Carol Dweck starts the 3rd chapter of Mindset with an interesting question. She encouraged people to imagine the work of inventor of the lightbulb, Thomas Edison. Most people describe Edison toiling alone in a room. Maybe you just did also. Why is it that we envision people doing great things, working in isolation? In fact, Edison had a large team of over 30 researchers in a very expensive lab.
I love this particular reading because it gets to the heart of what we do every day with our students, and most likely to the heart of what you grapple with them on, school achievement and their mindset.
Dweck studied students as they transitioned to middle school. They followed students for two years asking if students believed their intelligence was fixed or something they could develop?
“The transition to junior high is a time of great challenge for many students. The work gets much harder, the grading policies toughen up, the teaching becomes less personalized. And all this happens while students are coping with their new adolescent bodies and roles. Grades suffer, but not everyone’s suffer equally” (57). Perhaps you experienced this with your own children.

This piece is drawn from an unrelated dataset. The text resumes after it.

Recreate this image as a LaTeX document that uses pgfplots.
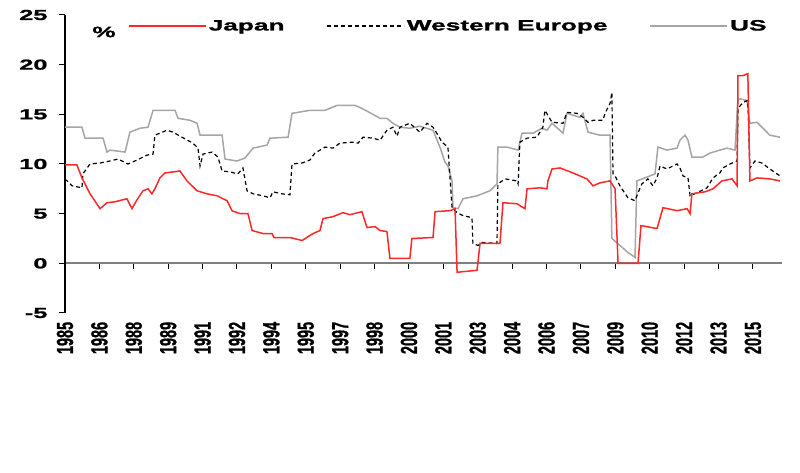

By now, it should be very predictable what they found. Students with a growth mindset grew over the two years and those with a fixed fell immediately and continued to plummet over the next two years. This, even though the academic records of the two groups were mirror images of the other to the point of entering middle school, the groups took a divergent path. In the elementary environment the groups earned similar scores, but with increased rigor, a difference emerged.
How did the two groups explain their grades?
|Fixed Mindset middle schooler||Growth Mindset middle schooler|
|“I am the stupidest”||Explained feeling overwhelmed but digging in to do what was needed.|
|“I suck in math”||They behaved like George Danzig|
|“Because the teacher is on crack”|
If you took the time to read each column, you might ask, who is George Danzig? He was a graduate student at Berkeley. One day he copied some problems off the board that he thought were homework. He was running behind, maybe a little bit unorganized. When he sat down to do the work later, he found it to be really challenging and he struggled quite a bit to solve the problems. It actually took him several days. But he persisted, and was surprised to learn, upon returning to class, that the equations were not his homework at all, but examples of two equations that had never been solved. A growth mindset at work.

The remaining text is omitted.